Pienso también en la progresiva pérdida de eso que nos hace humanos, en las máquinas de autopago del Bershka, en las apps de citas, en que cada vez más personas se sienten solas en una sociedad ultraglobalizada e hiperconectada (un 22% de los españoles, según un reciente estudio). El sushi, mientras tanto, sigue girando, spinning around, como esa canción de Kylie Minogue

El pan de gambas atrapado tras el cristal me hace pensar también en cómo dejamos de 'cazar' o cultivar nuestra propia comida. Y en la violencia y el sometimiento que hay en la caza o en la macroproducción de alimentos frente al amor y el respeto que hay en el cultivo controlado o en las microproducciones agrícolas y ganaderas. El edamame, aprisionado en la vitrina, bailando estúpidamente para nosotros, me recuerda a esa sumisión cruel de la cacería o la tauromaquia, a ese distanciamiento de lo humano y lo 'terrenal': el olvido de una mirada fraternal y cálida hacia lo que nos rodea

Vuelve a mí la idea de la dominación: un running sushi, ¿no se parece un poco a esos peep shows o cabinas eróticas donde las mujeres se desvisten y bailan sexualmente para los clientes, que las observan a través de un cristal de visualización? "Agrega un elemento de diversión a la comida", decía Toyoo Tamamura, autor de un libro sobre el kaitensushi, a Los Angeles Times. ¿Hasta qué punto hemos llevado la diversión y el placer? ¿Por qué, cada vez más, todo tiene que ser ameno o entretenido? Un pasatiempo por evasión patológica no es lo mismo que un ocio sano, necesario y constructivo.

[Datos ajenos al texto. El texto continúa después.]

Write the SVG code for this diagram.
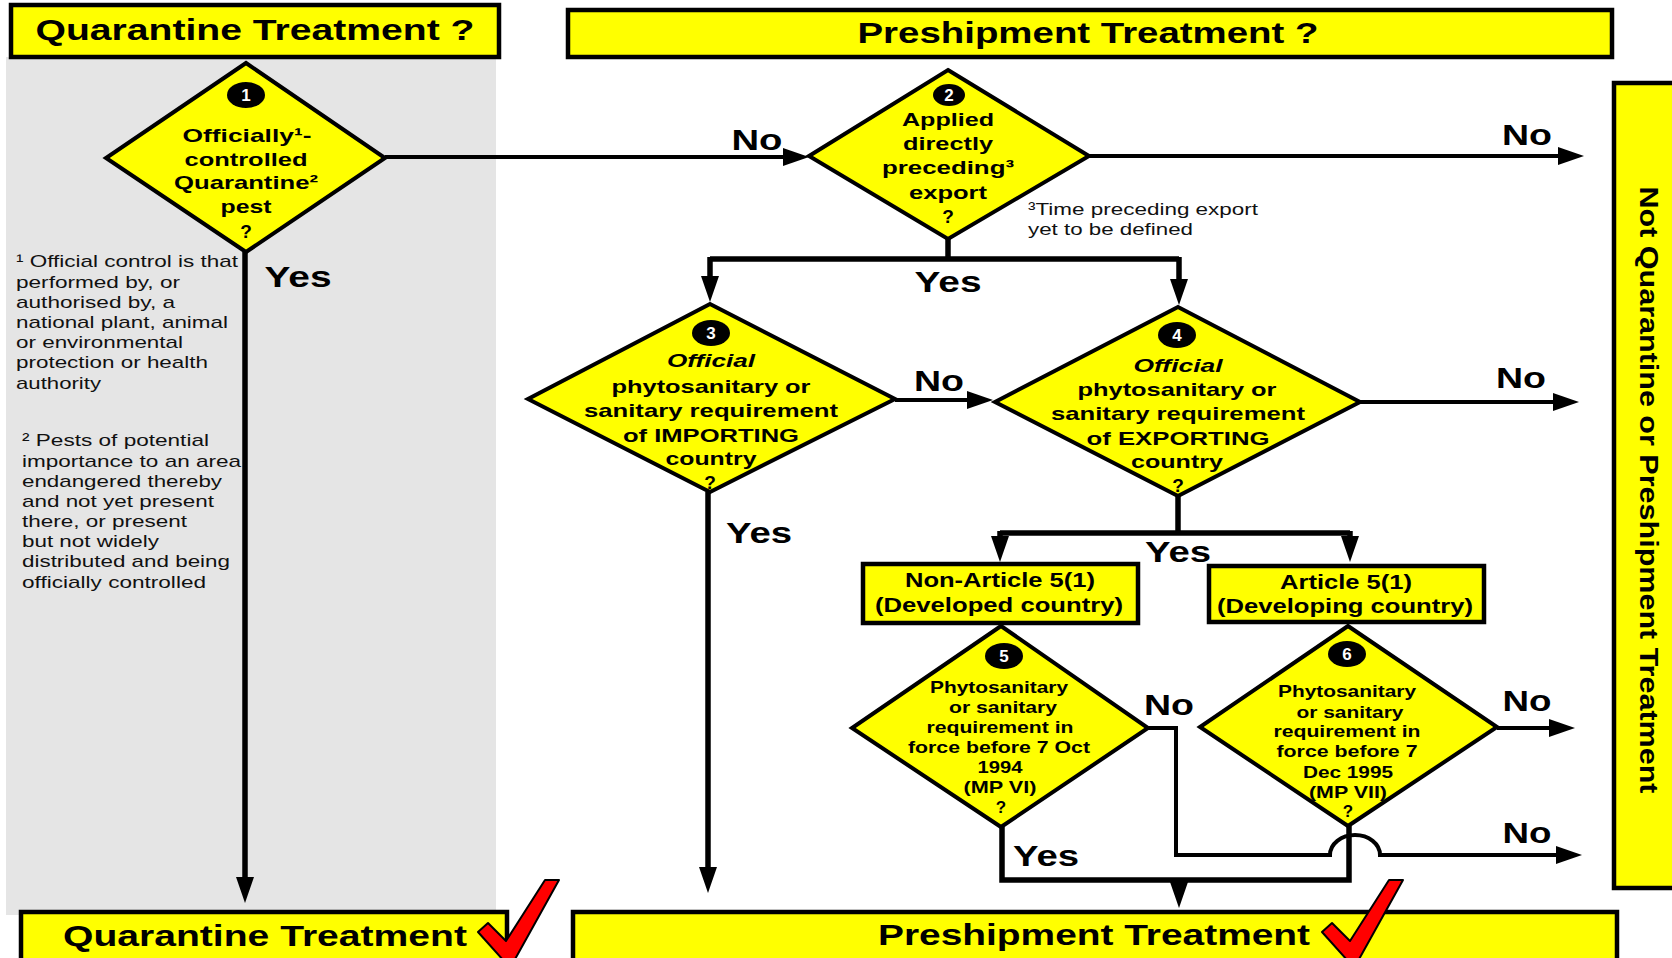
<svg xmlns="http://www.w3.org/2000/svg" width="1672" height="958" viewBox="0 0 1672 958">
<defs>
<style>
.bg{fill:#e5e5e5}
.bx{fill:#ffff00;stroke:#000;stroke-width:4.5}
.dm{fill:#ffff00;stroke:#000;stroke-width:4;stroke-linejoin:miter}
.t{font-family:"Liberation Sans",Arial,sans-serif;font-weight:bold;fill:#000;text-anchor:middle}
.h{font-size:30px}
.q{font-size:19px}
.s{font-size:17px}
.a{font-size:20px}
.l{font-size:29px}
.n{font-size:17px;fill:#fff}
.i{font-style:italic}
.f{font-family:"Liberation Sans",Arial,sans-serif;font-size:17px;fill:#111}
.cn{fill:none;stroke:#000;stroke-width:4;stroke-linejoin:miter}
.yw{stroke-width:5.5}
.ar{marker-end:url(#ah)}
.ck{fill:#ff0000;stroke:#000;stroke-width:2;stroke-linejoin:round}
</style>
<marker id="ah" markerUnits="userSpaceOnUse" markerWidth="26" markerHeight="18" refX="16" refY="9" orient="auto"><path d="M0,0 L26,9 L0,18 Z" fill="#000"/></marker>
<path id="ckp" d="M-31,-26 L-21,-35 L-3,-17 L36,-78 L50,-78 L5,3 L-5,3 Z"/>
</defs>

<rect class="bg" x="6" y="57" width="490" height="858"/>

<g id="connectors">
<path class="cn ar" d="M385,157 H799"/>
<path class="cn ar" d="M1089,156 H1574"/>
<path class="cn yw" d="M948,239 V259"/>
<path class="cn yw" d="M710,259 H1179"/>
<path class="cn yw ar" d="M710,257 V292"/>
<path class="cn yw ar" d="M1179,257 V295"/>
<path class="cn yw ar" d="M245,252 V893"/>
<path class="cn ar" d="M895,400 H983"/>
<path class="cn ar" d="M1360,402 H1569"/>
<path class="cn yw ar" d="M708,492 V883"/>
<path class="cn yw" d="M1178,496 V533"/>
<path class="cn yw" d="M1000,533 H1350"/>
<path class="cn yw ar" d="M1000,531 V552"/>
<path class="cn yw ar" d="M1350,531 V552"/>
<path class="cn ar" d="M1148,728 H1176 V855 H1330 A25,20 0 0 1 1380,855 H1572"/>
<path class="cn ar" d="M1497,728 H1565"/>
<path class="cn yw" d="M1002,827 V880 H1349 V826"/>
<path class="cn yw ar" d="M1179,880 V898"/>
<text class="t l" x="757" y="150" textLength="51" lengthAdjust="spacingAndGlyphs">No</text>
<text class="t l" x="1527" y="145" textLength="50" lengthAdjust="spacingAndGlyphs">No</text>
<text class="t l" x="298" y="287" textLength="67" lengthAdjust="spacingAndGlyphs">Yes</text>
<text class="t l" x="948" y="292" textLength="67" lengthAdjust="spacingAndGlyphs">Yes</text>
<text class="t l" x="939" y="391" textLength="50" lengthAdjust="spacingAndGlyphs">No</text>
<text class="t l" x="1521" y="388" textLength="50" lengthAdjust="spacingAndGlyphs">No</text>
<text class="t l" x="759" y="543" textLength="66" lengthAdjust="spacingAndGlyphs">Yes</text>
<text class="t l" x="1178" y="562" textLength="66" lengthAdjust="spacingAndGlyphs">Yes</text>
<text class="t l" x="1169" y="715" textLength="50" lengthAdjust="spacingAndGlyphs">No</text>
<text class="t l" x="1527" y="711" textLength="49" lengthAdjust="spacingAndGlyphs">No</text>
<text class="t l" x="1527" y="843" textLength="49" lengthAdjust="spacingAndGlyphs">No</text>
<text class="t l" x="1046" y="866" textLength="66" lengthAdjust="spacingAndGlyphs">Yes</text>
</g>

<g id="header-quarantine">
<rect class="bx" x="11" y="5" width="488" height="52"/>
<text class="t h" x="255" y="40" textLength="439" lengthAdjust="spacingAndGlyphs">Quarantine Treatment ?</text>
</g>

<g id="header-preshipment">
<rect class="bx" x="568" y="10" width="1044" height="47"/>
<text class="t h" x="1088" y="43" textLength="461" lengthAdjust="spacingAndGlyphs">Preshipment Treatment ?</text>
</g>

<g id="not-qp">
<rect class="bx" x="1614" y="83" width="80" height="805"/>
<text class="t" style="font-size:26px" transform="translate(1640,490) rotate(90)" x="0" y="0" textLength="607" lengthAdjust="spacingAndGlyphs">Not Quarantine or Preshipment Treatment</text>
</g>

<g id="q1">
<polygon class="dm" points="246,63 385,158 246,252 106,158"/>
<ellipse cx="246" cy="95" rx="19" ry="13"/>
<text class="t n" x="246" y="101">1</text>
<text class="t q" x="247" y="142" textLength="129" lengthAdjust="spacingAndGlyphs">Officially¹-</text>
<text class="t q" x="246" y="166" textLength="123" lengthAdjust="spacingAndGlyphs">controlled</text>
<text class="t q" x="246" y="189" textLength="144" lengthAdjust="spacingAndGlyphs">Quarantine²</text>
<text class="t q" x="246" y="213" textLength="51" lengthAdjust="spacingAndGlyphs">pest</text>
<text class="t q" x="246" y="238">?</text>
</g>

<g id="footnote-1">
<text class="f" x="16" y="267" textLength="222" lengthAdjust="spacingAndGlyphs">¹ Official control is that</text>
<text class="f" x="16" y="288" textLength="164" lengthAdjust="spacingAndGlyphs">performed by, or</text>
<text class="f" x="16" y="308" textLength="159" lengthAdjust="spacingAndGlyphs">authorised by, a</text>
<text class="f" x="16" y="328" textLength="212" lengthAdjust="spacingAndGlyphs">national plant, animal</text>
<text class="f" x="16" y="348" textLength="167" lengthAdjust="spacingAndGlyphs">or environmental</text>
<text class="f" x="16" y="368" textLength="192" lengthAdjust="spacingAndGlyphs">protection or health</text>
<text class="f" x="16" y="389" textLength="85" lengthAdjust="spacingAndGlyphs">authority</text>
</g>

<g id="footnote-2">
<text class="f" x="22" y="446" textLength="187" lengthAdjust="spacingAndGlyphs">² Pests of potential</text>
<text class="f" x="22" y="467" textLength="219" lengthAdjust="spacingAndGlyphs">importance to an area</text>
<text class="f" x="22" y="487" textLength="200" lengthAdjust="spacingAndGlyphs">endangered thereby</text>
<text class="f" x="22" y="507" textLength="192" lengthAdjust="spacingAndGlyphs">and not yet present</text>
<text class="f" x="22" y="527" textLength="165" lengthAdjust="spacingAndGlyphs">there, or present</text>
<text class="f" x="22" y="547" textLength="137" lengthAdjust="spacingAndGlyphs">but not widely</text>
<text class="f" x="22" y="567" textLength="208" lengthAdjust="spacingAndGlyphs">distributed and being</text>
<text class="f" x="22" y="588" textLength="184" lengthAdjust="spacingAndGlyphs">officially controlled</text>
</g>

<g id="q2">
<polygon class="dm" points="948,70 1089,156 948,239 809,156"/>
<ellipse cx="949" cy="95" rx="16" ry="11"/>
<text class="t n" x="949" y="101">2</text>
<text class="t q" x="948" y="126" textLength="92" lengthAdjust="spacingAndGlyphs">Applied</text>
<text class="t q" x="948" y="150" textLength="90" lengthAdjust="spacingAndGlyphs">directly</text>
<text class="t q" x="948" y="174" textLength="132" lengthAdjust="spacingAndGlyphs">preceding³</text>
<text class="t q" x="948" y="199" textLength="78" lengthAdjust="spacingAndGlyphs">export</text>
<text class="t q" x="948" y="223">?</text>
</g>

<g id="footnote-3">
<text class="f" x="1028" y="215" textLength="230" lengthAdjust="spacingAndGlyphs">³Time preceding export</text>
<text class="f" x="1028" y="235" textLength="165" lengthAdjust="spacingAndGlyphs">yet to be defined</text>
</g>

<g id="q3">
<polygon class="dm" points="710,304 895,399 710,492 528,399"/>
<ellipse cx="711" cy="333" rx="19" ry="13"/>
<text class="t n" x="711" y="339">3</text>
<text class="t q i" x="711" y="367" textLength="88" lengthAdjust="spacingAndGlyphs">Official</text>
<text class="t q" x="711" y="393" textLength="199" lengthAdjust="spacingAndGlyphs">phytosanitary or</text>
<text class="t q" x="711" y="417" textLength="254" lengthAdjust="spacingAndGlyphs">sanitary requirement</text>
<text class="t q" x="711" y="442" textLength="176" lengthAdjust="spacingAndGlyphs">of IMPORTING</text>
<text class="t q" x="711" y="465" textLength="91" lengthAdjust="spacingAndGlyphs">country</text>
<text class="t q" x="710" y="489">?</text>
</g>

<g id="q4">
<polygon class="dm" points="1178,307 1360,402 1178,496 995,402"/>
<ellipse cx="1177" cy="335" rx="19" ry="13"/>
<text class="t n" x="1177" y="341">4</text>
<text class="t q i" x="1178" y="372" textLength="89" lengthAdjust="spacingAndGlyphs">Official</text>
<text class="t q" x="1177" y="396" textLength="199" lengthAdjust="spacingAndGlyphs">phytosanitary or</text>
<text class="t q" x="1178" y="420" textLength="254" lengthAdjust="spacingAndGlyphs">sanitary requirement</text>
<text class="t q" x="1178" y="445" textLength="183" lengthAdjust="spacingAndGlyphs">of EXPORTING</text>
<text class="t q" x="1177" y="468" textLength="92" lengthAdjust="spacingAndGlyphs">country</text>
<text class="t q" x="1178" y="492">?</text>
</g>

<g id="non-article5">
<rect class="bx" x="863" y="564" width="275" height="59"/>
<text class="t a" x="1000" y="587" textLength="190" lengthAdjust="spacingAndGlyphs">Non-Article 5(1)</text>
<text class="t a" x="999" y="612" textLength="248" lengthAdjust="spacingAndGlyphs">(Developed country)</text>
</g>

<g id="article5">
<rect class="bx" x="1209" y="566" width="275" height="56"/>
<text class="t a" x="1346" y="589" textLength="132" lengthAdjust="spacingAndGlyphs">Article 5(1)</text>
<text class="t a" x="1345" y="613" textLength="256" lengthAdjust="spacingAndGlyphs">(Developing country)</text>
</g>

<g id="q5">
<polygon class="dm" points="1001,626 1148,728 1001,827 852,728"/>
<ellipse cx="1004" cy="656" rx="19" ry="13"/>
<text class="t n" x="1004" y="662">5</text>
<text class="t s" x="999" y="693" textLength="138" lengthAdjust="spacingAndGlyphs">Phytosanitary</text>
<text class="t s" x="1003" y="713" textLength="108" lengthAdjust="spacingAndGlyphs">or sanitary</text>
<text class="t s" x="1000" y="733" textLength="147" lengthAdjust="spacingAndGlyphs">requirement in</text>
<text class="t s" x="999" y="753" textLength="182" lengthAdjust="spacingAndGlyphs">force before 7 Oct</text>
<text class="t s" x="1000" y="773" textLength="45" lengthAdjust="spacingAndGlyphs">1994</text>
<text class="t s" x="1000" y="793" textLength="73" lengthAdjust="spacingAndGlyphs">(MP VI)</text>
<text class="t s" x="1001" y="813">?</text>
</g>

<g id="q6">
<polygon class="dm" points="1348,626 1497,727 1348,826 1200,727"/>
<ellipse cx="1347" cy="654" rx="19" ry="13"/>
<text class="t n" x="1347" y="660">6</text>
<text class="t s" x="1347" y="697" textLength="138" lengthAdjust="spacingAndGlyphs">Phytosanitary</text>
<text class="t s" x="1350" y="718" textLength="107" lengthAdjust="spacingAndGlyphs">or sanitary</text>
<text class="t s" x="1347" y="737" textLength="147" lengthAdjust="spacingAndGlyphs">requirement in</text>
<text class="t s" x="1347" y="757" textLength="141" lengthAdjust="spacingAndGlyphs">force before 7</text>
<text class="t s" x="1348" y="778" textLength="90" lengthAdjust="spacingAndGlyphs">Dec 1995</text>
<text class="t s" x="1348" y="798" textLength="78" lengthAdjust="spacingAndGlyphs">(MP VII)</text>
<text class="t s" x="1348" y="817">?</text>
</g>

<g id="result-quarantine">
<rect class="bx" x="21" y="912" width="486" height="60"/>
<text class="t h" x="265" y="946" textLength="404" lengthAdjust="spacingAndGlyphs">Quarantine Treatment</text>
<use href="#ckp" class="ck" transform="translate(509,958)"/>
</g>

<g id="result-preshipment">
<rect class="bx" x="573" y="912" width="1044" height="60"/>
<text class="t h" x="1094" y="945" textLength="432" lengthAdjust="spacingAndGlyphs">Preshipment Treatment</text>
<use href="#ckp" class="ck" transform="translate(1353,958)"/>
</g>
</svg>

Pierdo la cuenta de los platillos que hemos 'cazado' y un camarero nos trae la cuenta para invitarnos, educadamente, a irnos. Me despido del restaurante aturdida, rígida, medio abducida. Quizá sí era, después de todo, una 'sala de aislamiento', un espacio donde los comensales son apartados de la realidad más inmediata para plantearse movidas existenciales aderezadas con salsa de soja. Como la cinta transportadora, mis pensamientos no paran de rodar y rodar en mi cabeza en un absurdo flujo constante: sólo giran sobre sí mismos en un idéntico trayecto obsesivo, sin llegar jamás a ninguna conclusión o sentencia a la que podamos llamar, al menos, y de una vez por todas, verdad.